Alvarez Arrieta & Diaz-Silveira Continue Firm Growth With Addition Of New Attorneys

Miami, Fla., June 5, 2013 – Alvarez Arrieta & Diaz-Silveira, LLP, a leading South Florida boutique corporate-transaction law firm, continues to expand with the addition of a Private Client practice, which includes estate and wealth preservation planning, led by Partner Blas Cueto. In addition, Erik Christensen has joined the firm as an associate and will provide corporate transaction legal services.

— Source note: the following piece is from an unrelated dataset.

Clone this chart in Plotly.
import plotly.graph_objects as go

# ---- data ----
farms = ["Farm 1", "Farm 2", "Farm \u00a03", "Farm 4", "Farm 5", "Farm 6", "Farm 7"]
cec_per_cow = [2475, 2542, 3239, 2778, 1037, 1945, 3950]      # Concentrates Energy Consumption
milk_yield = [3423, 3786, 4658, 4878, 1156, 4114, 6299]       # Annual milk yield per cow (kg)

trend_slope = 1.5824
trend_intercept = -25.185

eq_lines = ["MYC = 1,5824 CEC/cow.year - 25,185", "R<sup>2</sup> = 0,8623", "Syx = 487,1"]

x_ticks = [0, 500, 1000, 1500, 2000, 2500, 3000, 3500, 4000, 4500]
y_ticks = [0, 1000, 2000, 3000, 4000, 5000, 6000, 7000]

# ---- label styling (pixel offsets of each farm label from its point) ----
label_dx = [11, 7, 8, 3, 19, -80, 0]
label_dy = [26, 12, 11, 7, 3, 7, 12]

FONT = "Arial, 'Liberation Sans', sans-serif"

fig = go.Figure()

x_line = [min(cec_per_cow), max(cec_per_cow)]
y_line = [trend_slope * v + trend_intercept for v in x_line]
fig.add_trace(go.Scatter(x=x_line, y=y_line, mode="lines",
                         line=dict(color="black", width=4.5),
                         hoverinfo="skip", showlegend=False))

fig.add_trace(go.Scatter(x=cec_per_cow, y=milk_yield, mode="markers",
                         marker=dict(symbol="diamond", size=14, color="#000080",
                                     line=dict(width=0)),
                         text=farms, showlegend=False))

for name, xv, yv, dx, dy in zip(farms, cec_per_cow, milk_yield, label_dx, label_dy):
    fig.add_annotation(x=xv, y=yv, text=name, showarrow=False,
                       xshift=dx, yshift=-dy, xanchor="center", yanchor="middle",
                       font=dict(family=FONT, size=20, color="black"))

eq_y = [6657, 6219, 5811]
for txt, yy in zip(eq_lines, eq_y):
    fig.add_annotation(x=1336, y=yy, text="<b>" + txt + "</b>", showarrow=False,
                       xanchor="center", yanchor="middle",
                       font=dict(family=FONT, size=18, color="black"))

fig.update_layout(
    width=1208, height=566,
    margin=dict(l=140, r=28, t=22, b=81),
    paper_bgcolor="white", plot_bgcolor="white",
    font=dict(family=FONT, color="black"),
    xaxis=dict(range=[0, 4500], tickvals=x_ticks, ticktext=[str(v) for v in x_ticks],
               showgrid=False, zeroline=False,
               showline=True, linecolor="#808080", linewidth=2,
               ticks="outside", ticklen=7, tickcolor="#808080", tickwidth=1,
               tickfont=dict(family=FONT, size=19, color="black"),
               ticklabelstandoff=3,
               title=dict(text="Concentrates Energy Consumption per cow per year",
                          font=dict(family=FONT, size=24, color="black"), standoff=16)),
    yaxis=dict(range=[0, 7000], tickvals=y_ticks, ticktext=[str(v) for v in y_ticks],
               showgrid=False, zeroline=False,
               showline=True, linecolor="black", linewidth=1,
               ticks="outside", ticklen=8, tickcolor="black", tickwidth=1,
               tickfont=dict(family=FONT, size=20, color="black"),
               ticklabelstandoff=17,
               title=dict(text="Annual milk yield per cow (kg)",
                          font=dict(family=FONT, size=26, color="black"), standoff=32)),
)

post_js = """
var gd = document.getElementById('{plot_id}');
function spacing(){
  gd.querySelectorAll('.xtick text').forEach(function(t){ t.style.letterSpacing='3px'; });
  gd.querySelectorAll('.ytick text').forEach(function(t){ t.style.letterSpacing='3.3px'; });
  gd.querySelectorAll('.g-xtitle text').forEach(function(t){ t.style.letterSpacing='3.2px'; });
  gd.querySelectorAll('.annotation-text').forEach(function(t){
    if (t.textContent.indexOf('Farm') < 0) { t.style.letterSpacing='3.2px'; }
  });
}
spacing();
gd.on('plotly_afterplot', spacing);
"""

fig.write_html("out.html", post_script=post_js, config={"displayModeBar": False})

Prior to joining Alvarez Arrieta & Diaz-Silveira, Blas practiced with a prominent boutique estate planning firm located in Miami, where he assisted both domestic and international clients in implementing their estate planning and taxation strategies. Blas advises clients and their families on a host of issues, specializing in estate planning, business succession planning, wealth preservation, estate and trust administration, and the implementation of meaningful charitable giving plans; including the establishment of not-for-profit entities, foundations and charitable trusts.

“Thoughtful estate planning is so much more than the distribution of assets,” said Blas Cueto. “It is the opportunity to define a legacy and establish a path forward for businesses, employees, families and charitable organizations. I believe my area of expertise is a perfect complement to the great work being done at Alvarez Arrieta & Diaz-Silveira, and I look forward to better serving our clients through expanded legal services.”

Blas earned his LL.M. in Estate Planning from the University of Miami School of Law in 2004. In 2003, he received his J.D. from the University of Florida, and was admitted to the Florida Bar the same year. During law school, Blas served as executive managing editor of the Florida Journal of International Law, and was an active member of the Spanish-American Law Students Association and the Law School Ambassadors Program. He graduated from the University of Miami in 2000 with a Bachelor of Business Administration in Finance. In addition to the Florida Bar, Blas is a member of the Dade County Bar Association and the Cuban-American Bar Association. He serves as class delegate for the Belen Jesuit Alumni Association and is a part of the Belen Jesuit Alumni Association Lawyers Section. Blas is also the past president of Business Networking International and was honored for his leadership winning the Most Valuable Member Award for the chapter in 2012. He was also recently recognized as a Florida Super Lawyers Rising Star.

“As we grow our practice, we look for top-caliber attorneys who possess the same commitment to personalized and cost-effective counsel,” stated Alejandro Arrieta. “We are thrilled to have Blas and Erik join our team and offer expanded legal services to our clients.” Erik Christensen has a wide range of experience that includes legal work on international and domestic transactions, mergers and acquisitions, debt and equity offerings, securities and bank regulatory filings, private equity and joint venture investments as well as corporate finance and project finance matters.

Prior to joining Alvarez Arrieta & Diaz-Silveira, Erik was an associate at Sullivan & Cromwell LLP in New York, where he supported the Financial Institutions and Corporate Finance practices. Prior to law school, Erik negotiated broadcast media agreements for the National Basketball Association.

Erik is a member of the New York State Bar Association and New York City Bar Association, and has been actively involved in voter protection initiatives in South Florida’s Miami-Dade and Lee Counties. He is also a past director of Community Legal Services of East Palo Alto. Erik graduated from Dartmouth College in 2002, magna cum laude, with a B.A. in Russian Language. He received his J.D. in 2008 from Stanford Law School where he was the co-editor in chief of the Stanford Journal of International Law and a U.S. Department of Education Foreign Language and Area Studies fellow. Erik is fluent in English and Russian, and is admitted to the practice of law in the State of Florida and the State of New York.